Besonders fatal: Die DPolG, die sich in dieser Gemengelage als verlängerter Arm einer radikalisierten Innenpolitik inszeniert. Sie erhebt nicht einfach eine Anzeige. Sie schürt Misstrauen, sie markiert zivilgesellschaftliche Akteure, sie verleiht rechten Narrativen einen Anstrich institutioneller Seriosität. Und sie tut dies in einem Klima, in dem autoritäre Sehnsüchte gedeihen, in dem die Polizei mehr und mehr zur Projektionsfläche eines populistischen Sicherheitsdiskurses wird. Eine Gewerkschaft, die sich so verhält, hat den Anspruch auf Neutralität längst verloren. Sie verteidigt nicht die Verfassung – sie verengt sie. Dabei könnte man – möchte man – erinnern: an Artikel 1 des Grundgesetzes, an die Genfer Flüchtlingskonvention, an die Urteile der Verwaltungsgerichte, die das Verhalten deutscher Behörden gegenüber Schutzsuchenden immer wieder rügen. Man könnte aufzeigen, dass Somalia zu den unsichersten Ländern der Welt gehört, dass Menschen dort vor Hunger, Milizen, sexueller Gewalt fliehen. Man könnte erklären, dass die Nutzung von Schleusern kein Verbrechen ist, sondern oft der einzige Ausweg in einer Welt ohne legale Fluchtwege. Man könnte – aber man müsste sich darauf einigen, dass Menschenwürde nicht verhandelbar ist.

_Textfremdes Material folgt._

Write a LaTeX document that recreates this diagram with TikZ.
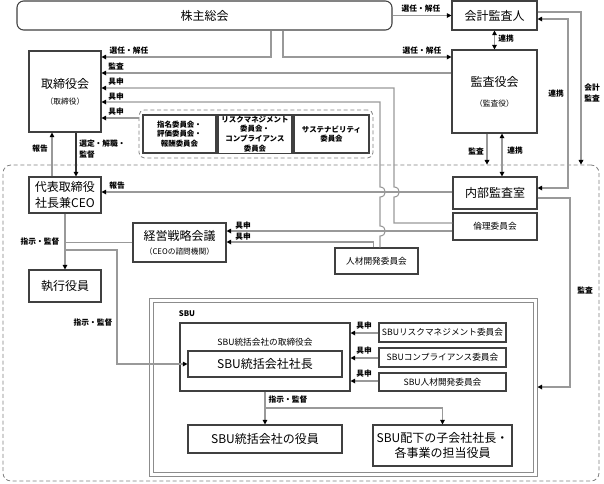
\documentclass[tikz,border=0pt]{standalone}
\usepackage{fontspec}
\setmainfont{Noto Sans CJK JP}
\usepackage{tikz}
\usetikzlibrary{calc}
\usetikzlibrary{arrows.meta}

\newcommand{\tsbig}{\fontsize{9}{11}\selectfont}
\newcommand{\tsmid}{\fontsize{6.5}{8}\selectfont}
\newcommand{\tssml}{\fontsize{5.8}{8}\selectfont}
\newcommand{\tscmt}{\fontsize{5.6}{7.2}\selectfont\bfseries}

\tikzset{
  box/.style={draw=black!75, line width=.8pt, align=center, inner sep=1pt, fill=white},
  bigtxt/.style={font=\tsbig},
  midtxt/.style={font=\tsmid},
  cmt/.style={box, line width=1.1pt, font=\tscmt},
  area/.style={draw=black!50, line width=.6pt, dash pattern=on 3pt off 2pt},
  link/.style={draw=black!40, line width=.8pt},
  lbl/.style={font=\tssml\bfseries, inner sep=0pt, align=center},
  >={Triangle[length=3.5pt,width=3.5pt,color=black]}
}

\begin{document}
\begin{tikzpicture}[x=.75pt,y=-.75pt]
\useasboundingbox (0,0) rectangle (604,483);

% areas
\node[area, rounded corners=6pt, minimum width=447pt, minimum height=237pt] (corp) at (301,323) {};
\node[area, rounded corners=4pt, minimum width=175.5pt, minimum height=36pt] (grp) at (256,134) {};
\node[draw=black!45, line width=.75pt, double, double distance=2.25pt, minimum width=288pt, minimum height=130.5pt] (sbu) at (343,387) {};

% top
\node[box, bigtxt, rounded corners=5pt, minimum width=281.25pt, minimum height=21.75pt] (gms) at (204.5,15.5) {株主総会};
\node[box, bigtxt, minimum width=63.75pt, minimum height=21.75pt] (acct) at (494.5,15.5) {会計監査人};
\node[box, bigtxt, minimum width=63.75pt, minimum height=62.25pt] (asb) at (494.5,91.5) {監査役会\\[4pt]{\tssml （監査役）}};
\node[box, bigtxt, minimum width=54pt, minimum height=60.75pt] (board) at (65,91.5) {取締役会\\[1pt]{\tssml （取締役）}};

% committees
\node[cmt, minimum width=54.75pt, minimum height=28.5pt] (nom) at (179.5,134) {指名委員会・\\評価委員会・\\報酬委員会};
\node[cmt, minimum width=55.5pt, minimum height=28.5pt] (risk) at (255,134) {リスクマネジメント\\委員会・\\コンプライアンス\\委員会};
\node[cmt, minimum width=56.25pt, minimum height=28.5pt] (sus) at (331.5,134) {サステナビリティ\\委員会};

% executive side
\node[box, font=\fontsize{9}{11.5}\selectfont, minimum width=54pt, minimum height=27pt] (ceo) at (65,195) {代表取締役\\社長兼CEO};
\node[box, bigtxt, minimum width=63pt, minimum height=24pt] (audit) at (495,193) {内部監査室};
\node[box, midtxt, minimum width=63pt, minimum height=20.25pt] (ethics) at (495,226.5) {倫理委員会};
\node[box, bigtxt, minimum width=69.75pt, minimum height=29.25pt] (strat) at (179.5,242.5) {経営戦略会議\\[-.5pt]{\tssml （CEOの諮問機関）}};
\node[box, midtxt, minimum width=62.25pt, minimum height=19.5pt] (hr) at (376.5,261) {人材開発委員会};
\node[box, bigtxt, minimum width=54pt, minimum height=24pt] (exec) at (65,286) {執行役員};

% SBU
\node[lbl] at (187,314) {SBU};
\node[box, minimum width=127.5pt, minimum height=51pt] (sbub) at (265,357) {};
\node[lbl, font=\tsmid] at (265,342) {SBU統括会社の取締役会};
\node[box, bigtxt, minimum width=115.5pt, minimum height=19.5pt] (sbup) at (265,364) {SBU統括会社社長};
\node[box, bigtxt, minimum width=115.5pt, minimum height=21pt] (sbuo) at (265,439) {SBU統括会社の役員};
\node[box, bigtxt, minimum width=104.25pt, minimum height=30.75pt] (sbusub) at (442.5,445.5) {SBU配下の子会社社長・\\各事業の担当役員};
\node[box, midtxt, minimum width=95.25pt, minimum height=14.25pt] (sburm) at (442.5,332.5) {SBUリスクマネジメント委員会};
\node[box, midtxt, minimum width=95.25pt, minimum height=14.25pt] (sbucp) at (442.5,357.5) {SBUコンプライアンス委員会};
\node[box, midtxt, minimum width=95.25pt, minimum height=13.5pt] (sbuhr) at (442.5,382) {SBU人材開発委員会};

% shareholders
\draw[link,->] (gms.east) -- (acct.west);
\node[lbl] at (421,9) {選任・解任};
\draw[link,->] (gms.south -| 271,0) |- (board.east |- 0,57);
\node[lbl] at (129,51) {選任・解任};
\draw[link,->] (gms.south -| 283,0) |- (asb.west |- 0,57);
\node[lbl] at (422,51) {選任・解任};
\draw[link,<->] (acct.south) -- (asb.north);
\node[lbl] at (506,39) {連携};

% into the board
\draw[link,->] (asb.west |- 0,73) -- (board.east |- 0,73);
\node[lbl] at (116,66) {監査};
\draw[link,->] (ethics.west |- 0,223) -| (394,197) .. controls (401,197) and (401,187) .. (394,187) |- (board.east |- 0,88);
\node[lbl] at (116,82) {具申};
\draw[link,->] ([xshift=2.6pt]hr.north) -- (380,236) .. controls (387,236) and (387,226) .. (380,226) -- (380,197) .. controls (387,197) and (387,187) .. (380,187) |- (board.east |- 0,102);
\node[lbl] at (116,97) {具申};
\draw[link,->] (grp.west |- 0,118) -- (board.east |- 0,118);
\node[lbl] at (116,112) {具申};

% board and ceo
\draw[link,draw=black!80,->] ([xshift=8.25pt]board.south) -- ([xshift=8.25pt]ceo.north);
\node[lbl, align=left, anchor=west] at (79,149) {選定・解職・\\監督};
\draw[link,->] ([xshift=-9.75pt]ceo.north) -- ([xshift=-9.75pt]board.south);
\node[lbl] at (40,149) {報告};

% audit
\draw[link,->] (audit.west |- 0,192) -- (ceo.east |- 0,192);
\node[lbl] at (117,186) {報告};
\draw[link,->] (asb.south -| 487,0) -- (corp.north -| 487,0);
\node[lbl] at (476,151) {監査};
\draw[link,<->] (asb.south -| 502,0) -- (audit.north -| 502,0);
\node[lbl] at (515,151) {連携};
\draw[link,<->] (acct.east |- 0,19) -| (568,188) -- (audit.east |- 0,188);
\node[lbl] at (556,94) {連携};
\draw[link,->] (acct.east |- 0,12) -| (corp.north -| 581,0);
\node[lbl] at (592,93) {会計\\監査};
\draw[link,->] (audit.east |- 0,198) -| (570,387) -- ([xshift=1.5pt]sbu.east);
\node[lbl] at (585,290) {監査};

% strategy meeting
\draw[link,->] (ethics.west |- 0,231) -- (strat.east |- 0,231);
\node[lbl] at (243,226) {具申};
\draw[link,->] ([xshift=-2.6pt]hr.north) |- (strat.east |- 0,242);
\node[lbl] at (243,237) {具申};

% ceo down
\draw[link,->] (ceo.south) -- (exec.north);
\draw[link] (strat.west) -- (strat.west -| ceo.south);
\node[lbl] at (40,242) {指示・監督};
\draw[link,->] (ceo.south |- 0,250) -- (117,250) |- (sbup.west);
\node[lbl] at (93,323) {指示・監督};

% inside SBU
\draw[link,->] (sbub.south) -- (sbuo.north);
\draw[link,->] (sbub.south |- 0,408) -| (sbusub.north);
\node[lbl] at (288,400) {指示・監督};
\foreach \c/\y in {sburm/333, sbucp/358, sbuhr/381} {
  \draw[link,->] (\c.west |- 0,\y) -- (sbub.east |- 0,\y);
  \node[lbl] at (364,\y-7) {具申};
}
\end{tikzpicture}
\end{document}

Was bleibt, ist ein Bild der Erschöpfung: ein Staat, der sich von rechts radikalisieren lässt, eine Öffentlichkeit, die unter Dauerbeschuss steht, eine Gesellschaft, die sich entscheiden muss, was sie zulassen will. Der Angriff auf die drei Somalier, auf Pro Asyl, auf das Asylrecht selbst ist mehr als ein politischer Ausfall. Er ist ein Testfall für das moralische Immunsystem dieses Landes. Und die Frage, die sich stellt, ist einfach und schwer zugleich: Wer sind wir, wenn wir zulassen, dass Flüchtlinge zu Verdächtigen werden, weil sie Schutz suchen? Wenn wir schweigen, während die Sprache der Ausgrenzung wieder zum Ton der Politik wird? Wenn wir hinnehmen, dass ein paar Tweets reichen, um ganze Menschenrechte in Frage zu stellen?
Wer flieht, ist kein Verbrecher. Aber wer daraus ein Verbrechen macht, verrät, was ihn wirklich stört: Nicht das „Wie“ der Einreise. Sondern das „Dass“ überhaupt jemand kommt, den man nicht eingeplant hatte.
Willkommen in einem Land, das sich entscheiden muss. Zwischen Angst und Recht. Zwischen Weidel und Würde.